Provided information:
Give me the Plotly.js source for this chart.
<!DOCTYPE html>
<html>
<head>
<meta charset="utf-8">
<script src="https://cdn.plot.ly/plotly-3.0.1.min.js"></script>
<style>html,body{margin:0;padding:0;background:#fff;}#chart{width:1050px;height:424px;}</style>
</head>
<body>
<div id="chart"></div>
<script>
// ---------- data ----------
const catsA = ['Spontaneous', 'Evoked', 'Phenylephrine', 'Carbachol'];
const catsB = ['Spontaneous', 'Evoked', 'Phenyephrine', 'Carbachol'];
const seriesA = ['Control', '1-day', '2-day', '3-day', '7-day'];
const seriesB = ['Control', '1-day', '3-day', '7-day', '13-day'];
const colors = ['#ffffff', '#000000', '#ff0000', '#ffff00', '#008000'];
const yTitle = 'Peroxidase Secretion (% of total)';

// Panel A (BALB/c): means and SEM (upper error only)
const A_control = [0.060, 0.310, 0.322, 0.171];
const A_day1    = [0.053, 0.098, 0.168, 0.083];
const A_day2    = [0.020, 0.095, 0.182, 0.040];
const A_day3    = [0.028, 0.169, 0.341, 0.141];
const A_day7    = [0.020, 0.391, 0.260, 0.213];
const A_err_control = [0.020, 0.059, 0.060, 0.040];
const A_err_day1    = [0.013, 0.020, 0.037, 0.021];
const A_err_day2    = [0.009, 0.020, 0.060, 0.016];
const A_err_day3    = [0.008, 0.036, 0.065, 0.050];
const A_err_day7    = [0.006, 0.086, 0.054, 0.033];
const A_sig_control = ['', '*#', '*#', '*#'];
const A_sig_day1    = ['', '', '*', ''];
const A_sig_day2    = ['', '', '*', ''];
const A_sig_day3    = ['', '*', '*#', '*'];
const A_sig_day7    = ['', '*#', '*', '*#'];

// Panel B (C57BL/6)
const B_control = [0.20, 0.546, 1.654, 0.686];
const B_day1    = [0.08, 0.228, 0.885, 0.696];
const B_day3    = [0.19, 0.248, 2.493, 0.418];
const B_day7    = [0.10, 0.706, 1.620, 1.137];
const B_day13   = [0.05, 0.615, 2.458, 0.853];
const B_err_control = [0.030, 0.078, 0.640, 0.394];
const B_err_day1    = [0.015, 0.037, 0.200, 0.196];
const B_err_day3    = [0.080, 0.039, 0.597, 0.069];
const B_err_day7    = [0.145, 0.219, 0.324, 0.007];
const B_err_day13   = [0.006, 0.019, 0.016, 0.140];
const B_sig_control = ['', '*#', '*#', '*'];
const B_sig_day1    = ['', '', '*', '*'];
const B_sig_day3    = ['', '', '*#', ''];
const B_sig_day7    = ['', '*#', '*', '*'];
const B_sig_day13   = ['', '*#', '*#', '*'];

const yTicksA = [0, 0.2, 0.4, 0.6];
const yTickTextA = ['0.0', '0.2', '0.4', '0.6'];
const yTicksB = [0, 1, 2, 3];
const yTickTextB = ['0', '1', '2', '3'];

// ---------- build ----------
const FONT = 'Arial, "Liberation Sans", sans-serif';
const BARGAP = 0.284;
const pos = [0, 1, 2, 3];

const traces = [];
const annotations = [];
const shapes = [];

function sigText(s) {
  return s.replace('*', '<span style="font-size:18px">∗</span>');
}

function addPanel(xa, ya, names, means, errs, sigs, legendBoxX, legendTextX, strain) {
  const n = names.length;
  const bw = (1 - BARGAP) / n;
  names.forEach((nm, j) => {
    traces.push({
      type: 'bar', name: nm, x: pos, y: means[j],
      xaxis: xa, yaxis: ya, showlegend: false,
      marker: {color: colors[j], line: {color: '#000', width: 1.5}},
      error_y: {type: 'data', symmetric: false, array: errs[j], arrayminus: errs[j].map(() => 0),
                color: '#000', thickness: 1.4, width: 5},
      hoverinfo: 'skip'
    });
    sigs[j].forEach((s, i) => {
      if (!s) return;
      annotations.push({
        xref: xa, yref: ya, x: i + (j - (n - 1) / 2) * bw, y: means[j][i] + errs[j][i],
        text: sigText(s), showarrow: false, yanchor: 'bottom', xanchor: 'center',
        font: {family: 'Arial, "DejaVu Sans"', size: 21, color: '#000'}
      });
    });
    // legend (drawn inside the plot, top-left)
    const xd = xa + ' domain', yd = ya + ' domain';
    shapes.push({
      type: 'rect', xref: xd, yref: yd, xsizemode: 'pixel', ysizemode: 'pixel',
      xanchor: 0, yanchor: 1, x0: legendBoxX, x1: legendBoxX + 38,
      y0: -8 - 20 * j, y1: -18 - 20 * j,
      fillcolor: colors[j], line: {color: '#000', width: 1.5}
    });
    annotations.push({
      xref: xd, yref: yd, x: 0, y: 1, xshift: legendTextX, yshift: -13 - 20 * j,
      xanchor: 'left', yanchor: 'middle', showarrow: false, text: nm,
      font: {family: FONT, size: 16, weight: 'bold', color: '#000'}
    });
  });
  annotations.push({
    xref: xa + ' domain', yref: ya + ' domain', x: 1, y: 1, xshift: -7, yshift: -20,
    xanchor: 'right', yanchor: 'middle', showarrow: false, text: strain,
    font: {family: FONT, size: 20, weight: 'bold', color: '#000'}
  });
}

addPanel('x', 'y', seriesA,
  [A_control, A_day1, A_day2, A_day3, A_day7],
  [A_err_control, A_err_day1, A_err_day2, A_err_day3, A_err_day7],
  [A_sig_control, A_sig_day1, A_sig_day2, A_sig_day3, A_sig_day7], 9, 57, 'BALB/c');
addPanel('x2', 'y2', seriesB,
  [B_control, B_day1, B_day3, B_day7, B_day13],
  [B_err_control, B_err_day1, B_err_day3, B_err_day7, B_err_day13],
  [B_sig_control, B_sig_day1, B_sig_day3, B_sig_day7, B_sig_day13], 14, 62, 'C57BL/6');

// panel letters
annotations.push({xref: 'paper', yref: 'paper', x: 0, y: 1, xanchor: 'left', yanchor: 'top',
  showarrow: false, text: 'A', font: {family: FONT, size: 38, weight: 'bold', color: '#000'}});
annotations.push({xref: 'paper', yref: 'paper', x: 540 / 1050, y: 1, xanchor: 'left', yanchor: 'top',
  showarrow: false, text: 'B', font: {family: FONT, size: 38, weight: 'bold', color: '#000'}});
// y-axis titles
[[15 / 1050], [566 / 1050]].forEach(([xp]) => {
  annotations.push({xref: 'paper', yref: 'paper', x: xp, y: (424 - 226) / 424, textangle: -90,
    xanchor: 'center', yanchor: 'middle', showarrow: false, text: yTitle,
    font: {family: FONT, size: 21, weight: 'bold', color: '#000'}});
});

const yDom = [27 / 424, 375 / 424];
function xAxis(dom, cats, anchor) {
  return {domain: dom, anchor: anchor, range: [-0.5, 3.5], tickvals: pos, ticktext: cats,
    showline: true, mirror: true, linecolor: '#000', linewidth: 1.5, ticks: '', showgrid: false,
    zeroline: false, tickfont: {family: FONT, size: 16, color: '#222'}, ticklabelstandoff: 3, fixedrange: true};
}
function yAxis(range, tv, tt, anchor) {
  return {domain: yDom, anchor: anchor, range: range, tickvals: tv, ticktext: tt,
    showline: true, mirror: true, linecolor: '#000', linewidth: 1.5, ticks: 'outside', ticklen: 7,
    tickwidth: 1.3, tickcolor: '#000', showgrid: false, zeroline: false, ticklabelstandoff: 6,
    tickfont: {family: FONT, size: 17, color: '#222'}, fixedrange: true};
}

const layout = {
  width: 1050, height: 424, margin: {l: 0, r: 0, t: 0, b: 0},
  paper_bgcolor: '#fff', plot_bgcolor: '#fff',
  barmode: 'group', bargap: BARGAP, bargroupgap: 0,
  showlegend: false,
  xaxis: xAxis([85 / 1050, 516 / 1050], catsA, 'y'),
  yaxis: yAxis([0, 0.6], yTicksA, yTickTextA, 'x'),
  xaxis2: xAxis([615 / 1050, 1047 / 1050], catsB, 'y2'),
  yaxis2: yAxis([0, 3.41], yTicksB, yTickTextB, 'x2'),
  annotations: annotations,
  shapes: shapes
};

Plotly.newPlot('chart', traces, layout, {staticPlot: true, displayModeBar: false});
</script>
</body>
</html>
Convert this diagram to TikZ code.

Goal:
Return the lines of the records that include the string "this".

Answer for the task:
Give me the Plotly.js source for this chart.
Convert this diagram to TikZ code.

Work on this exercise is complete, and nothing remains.